◆ STATED PROBLEM: Set down all of the data that follows word for word, without the images.
_ _ _ _
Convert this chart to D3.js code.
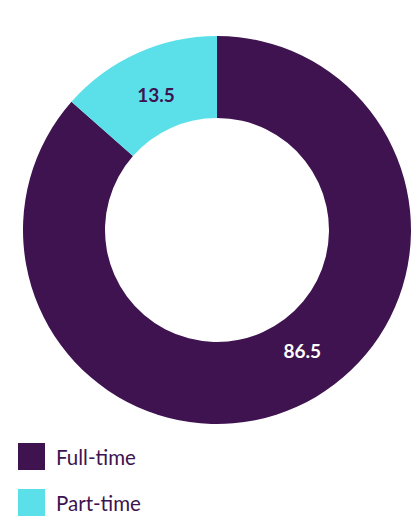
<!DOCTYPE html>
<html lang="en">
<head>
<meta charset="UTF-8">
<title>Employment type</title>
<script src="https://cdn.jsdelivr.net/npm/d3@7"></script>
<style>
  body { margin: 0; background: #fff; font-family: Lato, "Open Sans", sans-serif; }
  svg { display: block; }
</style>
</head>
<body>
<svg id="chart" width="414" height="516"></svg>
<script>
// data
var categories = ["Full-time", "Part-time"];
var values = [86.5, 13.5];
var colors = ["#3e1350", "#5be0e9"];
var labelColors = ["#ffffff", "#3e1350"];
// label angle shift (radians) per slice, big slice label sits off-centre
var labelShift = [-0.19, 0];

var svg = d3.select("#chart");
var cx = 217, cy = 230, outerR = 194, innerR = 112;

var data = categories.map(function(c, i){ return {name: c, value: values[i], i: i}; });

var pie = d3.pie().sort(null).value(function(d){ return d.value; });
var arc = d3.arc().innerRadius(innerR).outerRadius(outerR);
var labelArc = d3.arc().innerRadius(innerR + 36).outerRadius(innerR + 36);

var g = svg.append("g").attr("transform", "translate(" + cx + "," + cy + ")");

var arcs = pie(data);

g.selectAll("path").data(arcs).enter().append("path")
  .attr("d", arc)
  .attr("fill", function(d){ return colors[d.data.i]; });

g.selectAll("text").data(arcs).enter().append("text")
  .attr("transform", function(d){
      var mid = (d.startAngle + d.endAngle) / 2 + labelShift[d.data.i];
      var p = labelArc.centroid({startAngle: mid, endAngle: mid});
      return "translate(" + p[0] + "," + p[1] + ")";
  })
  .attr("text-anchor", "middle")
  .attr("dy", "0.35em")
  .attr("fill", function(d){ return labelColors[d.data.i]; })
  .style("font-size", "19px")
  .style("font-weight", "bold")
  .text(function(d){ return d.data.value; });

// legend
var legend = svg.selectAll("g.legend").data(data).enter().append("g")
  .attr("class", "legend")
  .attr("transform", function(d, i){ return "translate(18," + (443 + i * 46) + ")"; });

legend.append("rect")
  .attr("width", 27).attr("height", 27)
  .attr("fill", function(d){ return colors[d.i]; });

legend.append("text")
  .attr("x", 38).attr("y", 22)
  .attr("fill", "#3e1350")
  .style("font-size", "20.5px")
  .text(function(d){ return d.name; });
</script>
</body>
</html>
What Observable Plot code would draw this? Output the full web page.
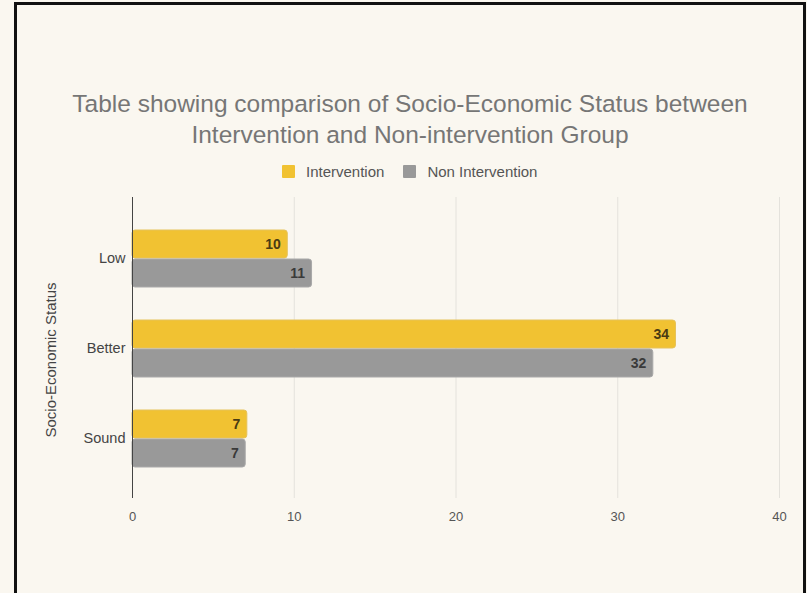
_ _ _ _
◆ ANSWER:
Convert this chart to D3.js code.
<!DOCTYPE html>
<html lang="en">
<head>
<meta charset="UTF-8">
<title>Employment type</title>
<script src="https://cdn.jsdelivr.net/npm/d3@7"></script>
<style>
  body { margin: 0; background: #fff; font-family: Lato, "Open Sans", sans-serif; }
  svg { display: block; }
</style>
</head>
<body>
<svg id="chart" width="414" height="516"></svg>
<script>
// data
var categories = ["Full-time", "Part-time"];
var values = [86.5, 13.5];
var colors = ["#3e1350", "#5be0e9"];
var labelColors = ["#ffffff", "#3e1350"];
// label angle shift (radians) per slice, big slice label sits off-centre
var labelShift = [-0.19, 0];

var svg = d3.select("#chart");
var cx = 217, cy = 230, outerR = 194, innerR = 112;

var data = categories.map(function(c, i){ return {name: c, value: values[i], i: i}; });

var pie = d3.pie().sort(null).value(function(d){ return d.value; });
var arc = d3.arc().innerRadius(innerR).outerRadius(outerR);
var labelArc = d3.arc().innerRadius(innerR + 36).outerRadius(innerR + 36);

var g = svg.append("g").attr("transform", "translate(" + cx + "," + cy + ")");

var arcs = pie(data);

g.selectAll("path").data(arcs).enter().append("path")
  .attr("d", arc)
  .attr("fill", function(d){ return colors[d.data.i]; });

g.selectAll("text").data(arcs).enter().append("text")
  .attr("transform", function(d){
      var mid = (d.startAngle + d.endAngle) / 2 + labelShift[d.data.i];
      var p = labelArc.centroid({startAngle: mid, endAngle: mid});
      return "translate(" + p[0] + "," + p[1] + ")";
  })
  .attr("text-anchor", "middle")
  .attr("dy", "0.35em")
  .attr("fill", function(d){ return labelColors[d.data.i]; })
  .style("font-size", "19px")
  .style("font-weight", "bold")
  .text(function(d){ return d.data.value; });

// legend
var legend = svg.selectAll("g.legend").data(data).enter().append("g")
  .attr("class", "legend")
  .attr("transform", function(d, i){ return "translate(18," + (443 + i * 46) + ")"; });

legend.append("rect")
  .attr("width", 27).attr("height", 27)
  .attr("fill", function(d){ return colors[d.i]; });

legend.append("text")
  .attr("x", 38).attr("y", 22)
  .attr("fill", "#3e1350")
  .style("font-size", "20.5px")
  .text(function(d){ return d.name; });
</script>
</body>
</html>
What Observable Plot code would draw this? Output the full web page.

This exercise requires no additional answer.